Demanding accountability for this ‘open & shut’ case of grave professional misconduct by PwC and EY in the fraudulent SLIC privatization is an acid test for the credibility of civil society entities such as – Transparency International Sri Lanka, Friday Forum, Centre for Policy Alternatives, Citizens’ Movement for Good Governance and the private Media. If these entities act in unison this case can surely be cracked. This will be a major breakthrough in combating the scourge of corruption in this country. After all chartered accountants/auditors are the first line of defence against corruption in all organisations dealing with financial resources.

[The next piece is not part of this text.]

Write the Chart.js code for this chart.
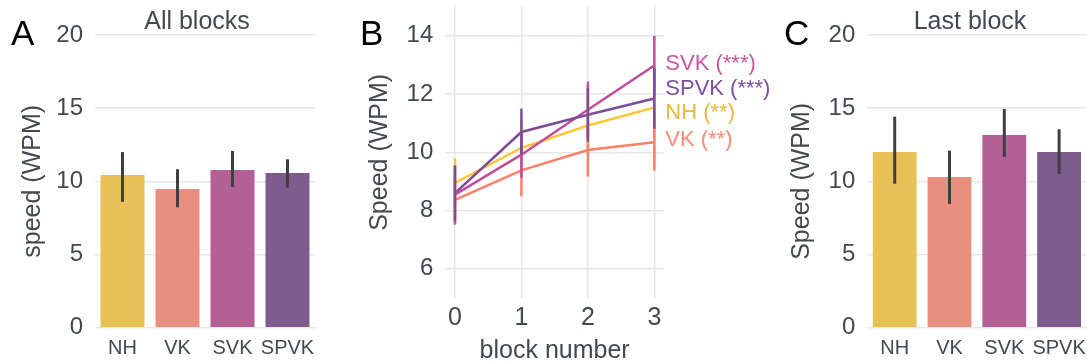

While holding no brief for anyone, I ask whether any of the alleged terrible corruption and abuse of power under the Rajapaksa administration could have taken place without the complicity of professionals – particularly chartered accountants, lawyers, economists and corporate bigwigs? How come good governance activists have missed this?
Those reluctant to ‘name & shame’ and hold professionals, corporate and NGO bigwigs accountable for wrongdoing have clearly lost the moral authority to speak of good governance and any pretense to combat corruption. This is probably why successive governments do not take them seriously.